WHAT YOU HAVE TO DO ▸ Print exactly the lines from the first one down to the line containing "(0,0) rectangle (1555,808.5);", both ends included, with no pictures and nothing else.
-- Start EXTRACTED RECORDS --
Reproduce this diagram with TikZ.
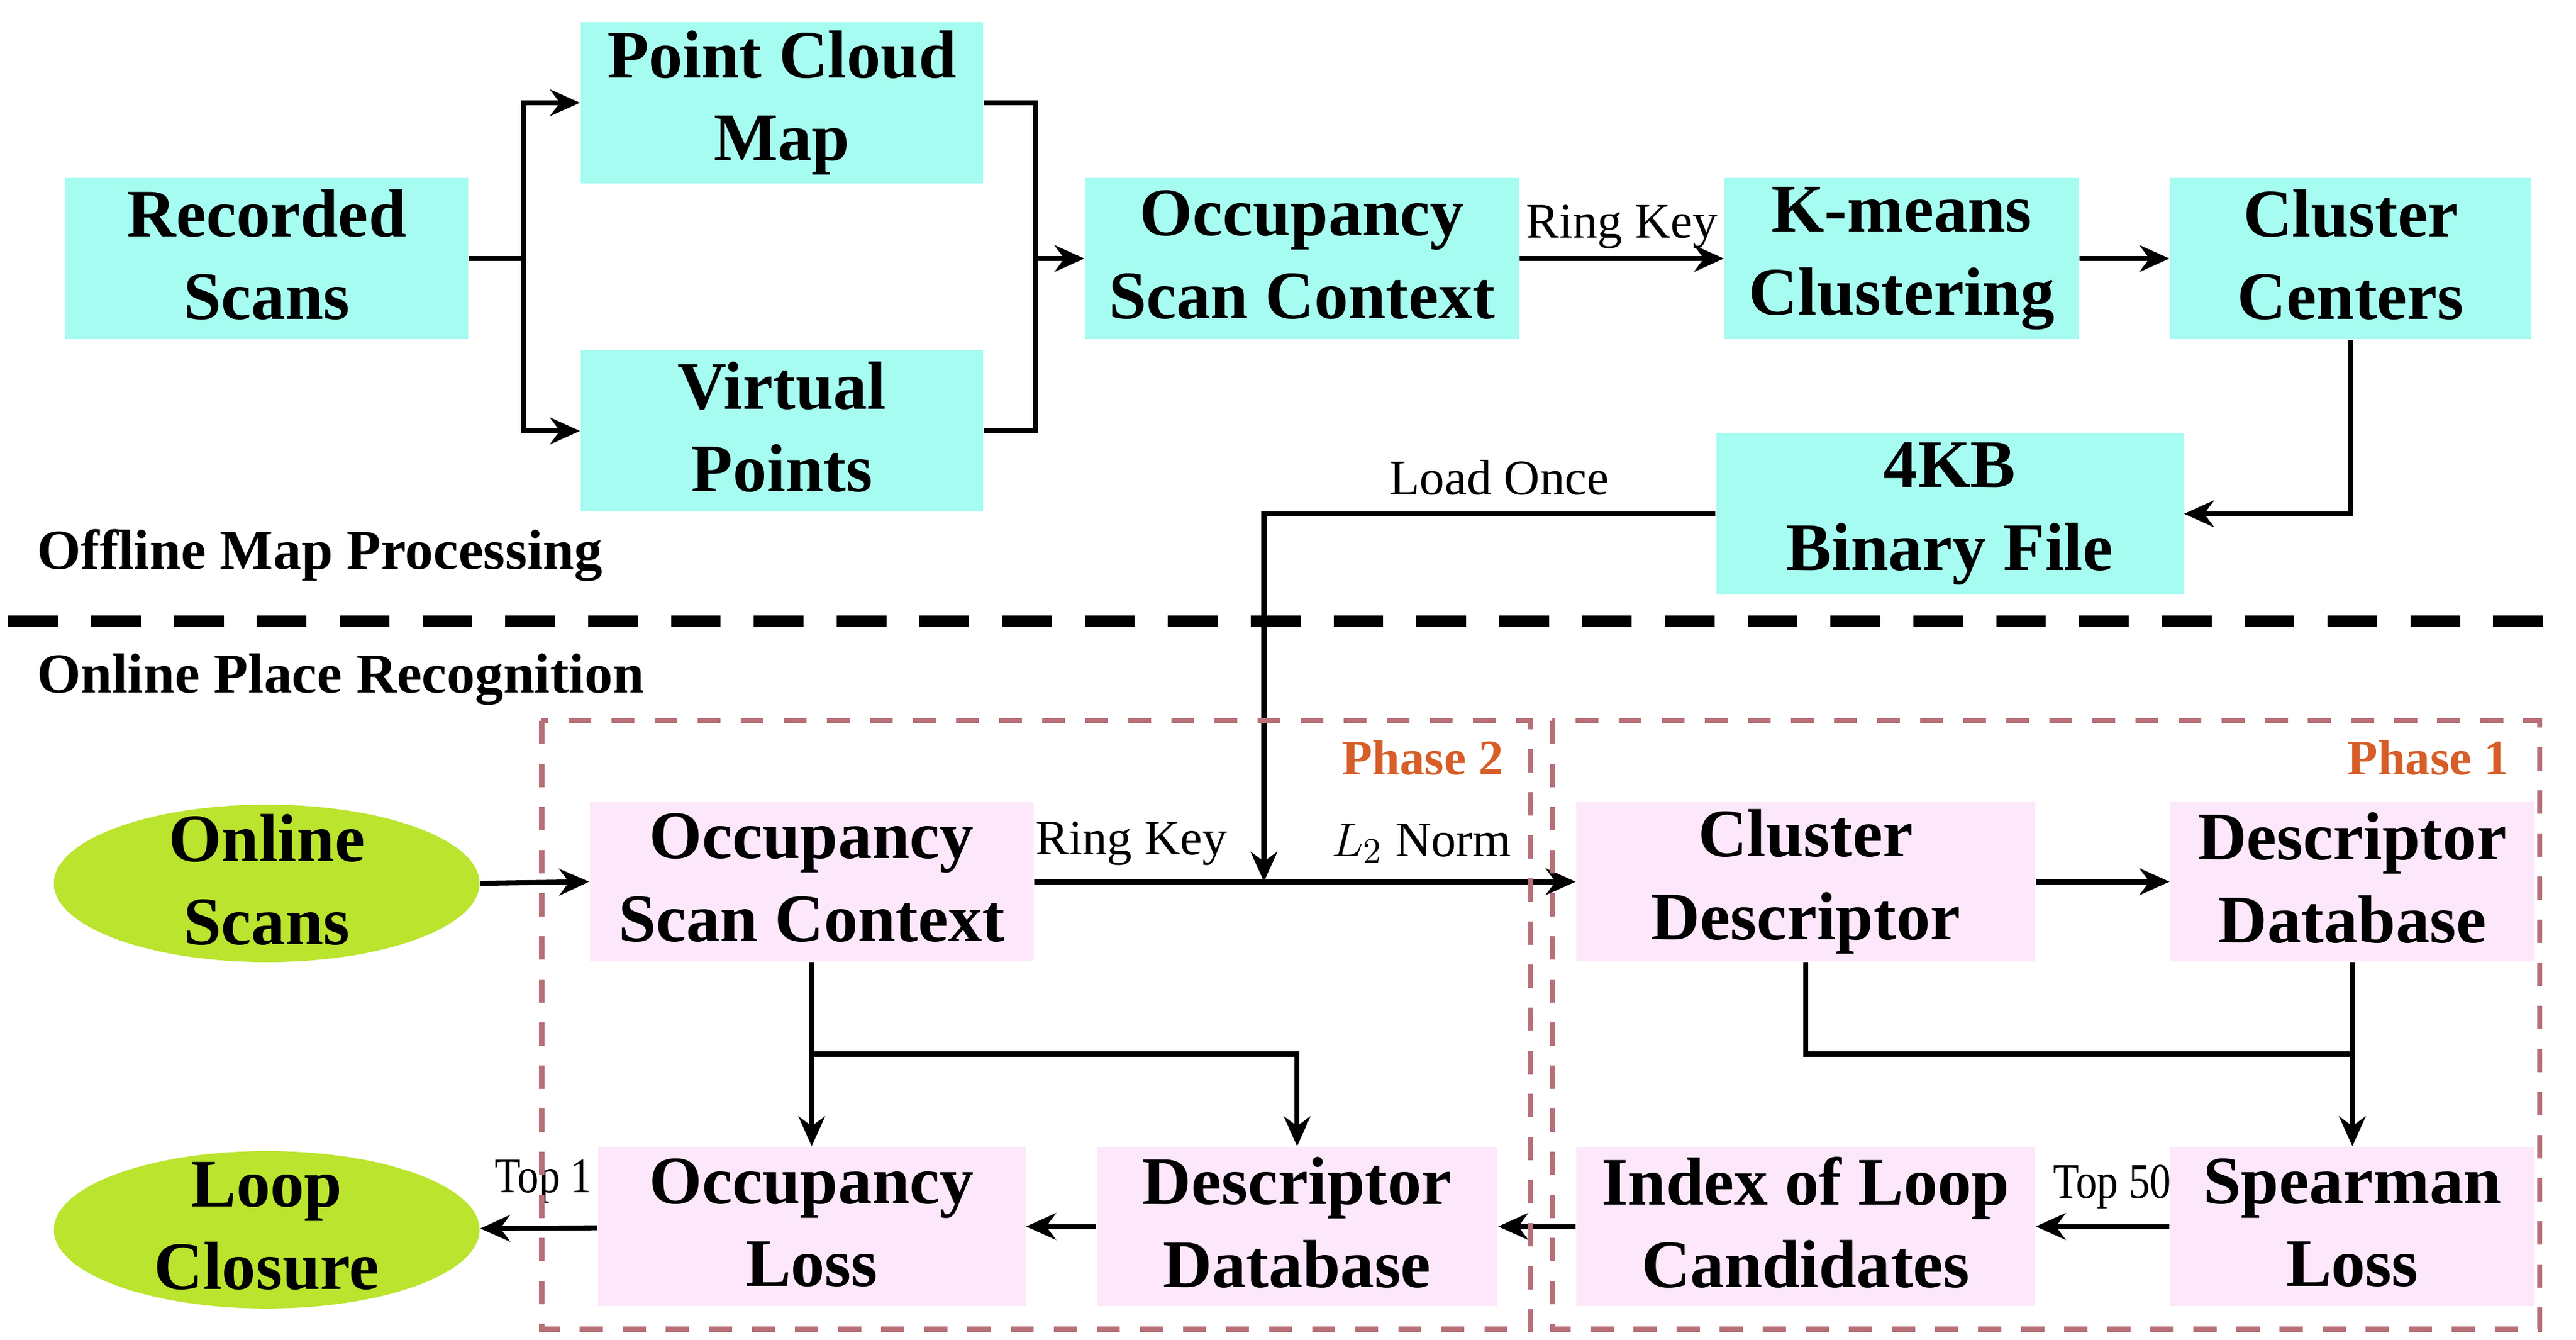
\documentclass[tikz,border=0pt]{standalone}
\usepackage{fontspec}
\setmainfont{Liberation Serif}
\usepackage{graphicx}
\usepackage{tikz}
\usetikzlibrary{shapes.geometric, arrows.meta, positioning}
\definecolor{mapcyan}{RGB}{166,252,240}
\definecolor{onpink}{RGB}{252,232,250}
\definecolor{scangreen}{RGB}{186,228,46}
\definecolor{phasered}{RGB}{184,112,120}
\definecolor{phaseorange}{RGB}{214,94,40}
\newcommand{\boxstrut}{\rule[-2.5pt]{0pt}{23.5pt}}
\tikzstyle{arrow} = [line width=1.5pt, ->, >={Stealth[length=9pt,width=8pt]}]
\tikzstyle{line} = [line width=1.5pt]

\begin{document}
\begin{tikzpicture}[x=0.5pt, y=-0.5pt,
    every node/.style={font=\fontsize{20.5}{25}\selectfont\bfseries},
    twoline/.style={align=center, execute at begin node=\boxstrut, execute at end node=\boxstrut},
    mapbox/.style={rectangle, fill=mapcyan, minimum height=48.5pt, inner sep=0pt, twoline},
    onbox/.style={rectangle, fill=onpink, minimum height=48pt, inner sep=0pt, twoline},
    scanell/.style={ellipse, fill=scangreen, minimum width=128.5pt, minimum height=47.5pt, inner sep=0pt},
    lbl/.style={font=\fontsize{15}{18}\selectfont},
    sect/.style={font=\fontsize{17}{20}\selectfont\bfseries, anchor=west, inner sep=0pt},
    phase/.style={font=\fontsize{15}{18}\selectfont\bfseries, text=phaseorange, anchor=east, inner sep=0pt},
    phasebox/.style={draw=phasered, line width=1.5pt, dash pattern=on 7pt off 6pt}]

\useasboundingbox (0,0) rectangle (1555,808.5);

% Offline map processing
\node[mapbox, minimum width=121.5pt] (rec) at (161,156) {Recorded\\Scans};
\node[mapbox, minimum width=121.5pt] (pcm) at (472,62) {Point Cloud\\Map};
\node[mapbox, minimum width=121.5pt] (vp) at (472,260) {Virtual\\Points};
\node[mapbox, minimum width=131pt] (osc) at (786,156) {Occupancy\\Scan Context};
\node[mapbox, minimum width=107pt] (km) at (1148,156) {K-means\\Clustering};
\node[mapbox, minimum width=109pt] (cc) at (1419,156) {Cluster\\Centers};
\node[mapbox, minimum width=141pt] (bin) at (1177,310) {4KB\\Binary File};

\node[sect] (offl) at (22,335) {Offline Map Processing};
\draw[line width=3.5pt, dash pattern=on 15pt off 10pt] (5,375) -- (1552,375);
\node[sect] (onl) at (22,410) {Online Place Recognition};

% Online place recognition
\node[scanell, label={[twoline, inner sep=0pt]center:Online\\Scans}] (ons) at (161,533) {};
\node[scanell, label={[twoline, inner sep=0pt]center:Loop\\Closure}] (lc) at (161,742) {};
\node[onbox, minimum width=134pt] (osc2) at (490,532) {Occupancy\\Scan Context};
\node[onbox, minimum width=129pt] (ol) at (490,740) {Occupancy\\Loss};
\node[onbox, minimum width=121pt] (ddl) at (783,740) {Descriptor\\Database};
\node[onbox, minimum width=138.5pt] (cd) at (1090,532) {Cluster\\Descriptor};
\node[onbox, minimum width=110pt] (ddr) at (1420,532) {Descriptor\\Database};
\node[onbox, minimum width=138.5pt] (ilc) at (1090,740) {Index of Loop\\Candidates};
\node[onbox, minimum width=110pt] (sl) at (1420,740) {Spearman\\Loss};

% Arrows (offline)
\coordinate (split) at (316,156);
\coordinate (merge) at (625,156);
\draw[line] (rec.east) -- (split);
\draw[arrow] (split) |- (pcm.west);
\draw[arrow] (split) |- (vp.west);
\draw[line] (pcm.east) -| (merge);
\draw[line] (vp.east) -| (merge);
\draw[arrow] (merge) -- (osc.west);
\draw[arrow] (osc) -- node[lbl, above, yshift=-1pt] {Ring Key} (km);
\draw[arrow] (km) -- (cc);
\draw[arrow] (cc.south) |- (bin.east);

% Arrows (online)
\coordinate (load) at (763,532);
\draw[arrow] (bin.west) -| (load);
\node[lbl] (loadlbl) at (905,288) {Load Once};
\draw[arrow] (ons.east) -- (osc2.west);
\draw[arrow] (osc2.east) -- (cd.west);
\node[lbl] (rk2) at (683,509) {Ring Key};
\node[lbl] (l2n) at (858,509) {$L_2$ Norm};
\draw[arrow] (cd) -- (ddr);
\coordinate (jr) at (1420,636);
\draw[line] (cd.south) |- (jr);
\draw[arrow] (ddr.south) -- (sl.north);
\draw[arrow] (sl) -- (ilc);
\node[lbl] (top50) at (1275,716) {\scalebox{0.85}[1]{Top 50}};
\draw[arrow] (ilc) -- (ddl);
\draw[arrow] (ddl) -- (ol);
\draw[arrow] (ol) -- (lc);
\node[lbl] (top1) at (328,713) {\scalebox{0.85}[1]{Top 1}};
\coordinate (jl) at (490,636);
\draw[arrow] (osc2.south) -- (ol.north);
\draw[arrow] (jl) -| (ddl.north);

% Phase boxes
\draw[phasebox] (327,435) rectangle (924,802);
\draw[phasebox] (937,435) rectangle (1533,802);
\node[phase] (ph2) at (908,457) {Phase 2};
\node[phase] (ph1) at (1515,457) {Phase 1};

\end{tikzpicture}
\end{document}
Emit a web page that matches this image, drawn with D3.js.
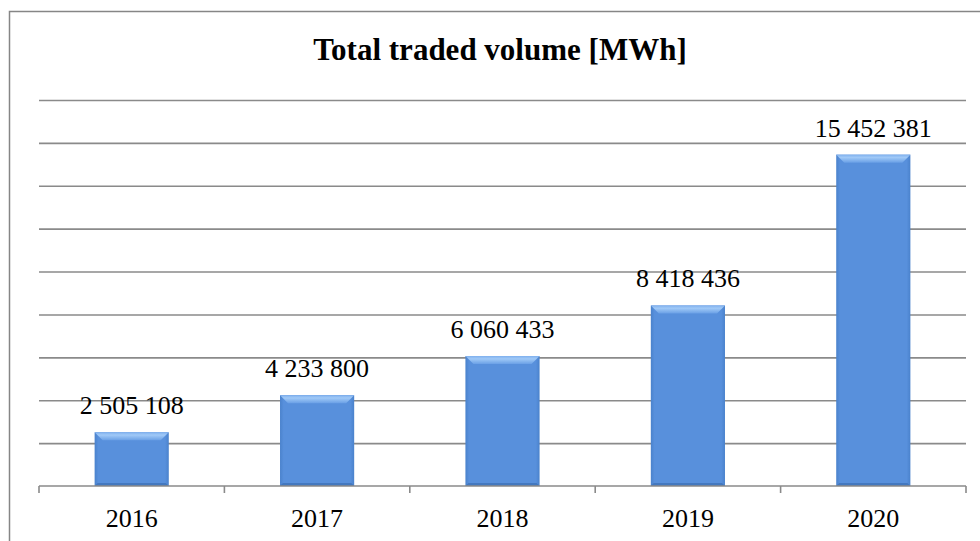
<!DOCTYPE html>
<html><head><meta charset="utf-8">
<script src="https://cdn.jsdelivr.net/npm/d3@7"></script>
<style>html,body{margin:0;padding:0;background:#fff;}svg{display:block;}
text{font-family:"Liberation Serif","Times New Roman",Times,"DejaVu Serif",serif;}</style>
</head><body>
<svg id="c" width="980" height="541"></svg>
<script>
const categories = ["2016","2017","2018","2019","2020"];
const values = [2505108, 4233800, 6060433, 8418436, 15452381];
const valueLabels = ["2 505 108","4 233 800","6 060 433","8 418 436","15 452 381"];
const yTicks = [0,2000000,4000000,6000000,8000000,10000000,12000000,14000000,16000000,18000000];
const title = "Total traded volume [MWh]";

(function(){
const svg = d3.select("#c");
const pLeft = 39, pRight = 966, pTop = 100, pBottom = 486;

svg.append("rect").attr("x",9.5).attr("y",11.5).attr("width",990).attr("height",600)
  .attr("fill","none").attr("stroke","#868686").attr("stroke-width",1.5);

const x = d3.scaleBand().domain(categories).range([pLeft,pRight]).paddingInner(0.6).paddingOuter(0.3);
const y = d3.scaleLinear().domain([0,18000000]).range([pBottom,pTop]);

svg.append("g").attr("transform",`translate(${pLeft},0)`)
  .call(d3.axisLeft(y).tickValues(yTicks.slice(1)).tickSize(-(pRight-pLeft)).tickFormat(""))
  .call(g=>g.select(".domain").remove())
  .call(g=>g.selectAll("line").attr("stroke","#8a8a8a").attr("stroke-width",1.6));

const defs = svg.append("defs");
const gMain = defs.append("linearGradient").attr("id","gm").attr("x1",0).attr("x2",1).attr("y1",0).attr("y2",0);
gMain.append("stop").attr("offset","0").attr("stop-color","#4a82cc");
gMain.append("stop").attr("offset","0.05").attr("stop-color","#5890dc");
gMain.append("stop").attr("offset","0.95").attr("stop-color","#5890dc");
gMain.append("stop").attr("offset","1").attr("stop-color","#4a82cc");
const gTop = defs.append("linearGradient").attr("id","gt").attr("x1",0).attr("x2",0).attr("y1",0).attr("y2",1);
gTop.append("stop").attr("offset","0").attr("stop-color","#7fb0ee");
gTop.append("stop").attr("offset","0.35").attr("stop-color","#a0c9f7");
gTop.append("stop").attr("offset","1").attr("stop-color","#6aa0e6");

const bars = svg.append("g").selectAll("g").data(categories).join("g");
const bev = 8;
bars.append("rect")
  .attr("x",d=>x(d)).attr("width",x.bandwidth())
  .attr("y",(d,i)=>y(values[i])).attr("height",(d,i)=>y(0)-y(values[i]))
  .attr("fill","url(#gm)");
bars.append("path").attr("fill","url(#gt)")
  .attr("d",(d,i)=>{const x0=x(d),x1=x(d)+x.bandwidth(),t=y(values[i]);
    return `M${x0},${t}L${x1},${t}L${x1-bev},${t+bev}L${x0+bev},${t+bev}Z`;});
bars.append("path").attr("fill","#3f72b8").attr("opacity",0.8)
  .attr("d",(d)=>{const x0=x(d),x1=x(d)+x.bandwidth(),b=y(0);
    return `M${x0},${b}L${x1},${b}L${x1-3},${b-3}L${x0+3},${b-3}Z`;});

svg.append("g").attr("transform",`translate(0,${pBottom})`)
  .call(d3.axisBottom(x).tickSize(0).tickFormat(""))
  .call(g=>g.select(".domain").attr("stroke","#8a8a8a").attr("stroke-width",1.6).attr("d",`M${pLeft},0H${pRight}`));
const bounds = categories.map(c=>x(c)-x.step()*x.paddingInner()/2).concat([pRight]);
svg.append("g").selectAll("line").data(bounds).join("line")
  .attr("x1",d=>d).attr("x2",d=>d).attr("y1",pBottom).attr("y2",pBottom+7)
  .attr("stroke","#8a8a8a").attr("stroke-width",1.6);

svg.append("g").selectAll("text").data(categories).join("text")
  .attr("x",d=>x(d)+x.bandwidth()/2).attr("y",pBottom+41)
  .attr("text-anchor","middle").attr("font-size",26)
  .attr("fill","#000").text(d=>d);

svg.append("g").selectAll("text").data(categories).join("text")
  .attr("x",d=>x(d)+x.bandwidth()/2).attr("y",(d,i)=>y(values[i])-18)
  .attr("text-anchor","middle").attr("font-size",26)
  .attr("fill","#000").text((d,i)=>valueLabels[i]);

svg.append("text").attr("x",500).attr("y",60).attr("text-anchor","middle")
  .attr("font-weight","bold").attr("font-size",31)
  .text(title);
})();
</script>
</body></html>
-- End EXTRACTED RECORDS --
WRITTEN RESPONSE ▸
Reproduce this diagram with TikZ.
\documentclass[tikz,border=0pt]{standalone}
\usepackage{fontspec}
\setmainfont{Liberation Serif}
\usepackage{graphicx}
\usepackage{tikz}
\usetikzlibrary{shapes.geometric, arrows.meta, positioning}
\definecolor{mapcyan}{RGB}{166,252,240}
\definecolor{onpink}{RGB}{252,232,250}
\definecolor{scangreen}{RGB}{186,228,46}
\definecolor{phasered}{RGB}{184,112,120}
\definecolor{phaseorange}{RGB}{214,94,40}
\newcommand{\boxstrut}{\rule[-2.5pt]{0pt}{23.5pt}}
\tikzstyle{arrow} = [line width=1.5pt, ->, >={Stealth[length=9pt,width=8pt]}]
\tikzstyle{line} = [line width=1.5pt]

\begin{document}
\begin{tikzpicture}[x=0.5pt, y=-0.5pt,
    every node/.style={font=\fontsize{20.5}{25}\selectfont\bfseries},
    twoline/.style={align=center, execute at begin node=\boxstrut, execute at end node=\boxstrut},
    mapbox/.style={rectangle, fill=mapcyan, minimum height=48.5pt, inner sep=0pt, twoline},
    onbox/.style={rectangle, fill=onpink, minimum height=48pt, inner sep=0pt, twoline},
    scanell/.style={ellipse, fill=scangreen, minimum width=128.5pt, minimum height=47.5pt, inner sep=0pt},
    lbl/.style={font=\fontsize{15}{18}\selectfont},
    sect/.style={font=\fontsize{17}{20}\selectfont\bfseries, anchor=west, inner sep=0pt},
    phase/.style={font=\fontsize{15}{18}\selectfont\bfseries, text=phaseorange, anchor=east, inner sep=0pt},
    phasebox/.style={draw=phasered, line width=1.5pt, dash pattern=on 7pt off 6pt}]

\useasboundingbox (0,0) rectangle (1555,808.5);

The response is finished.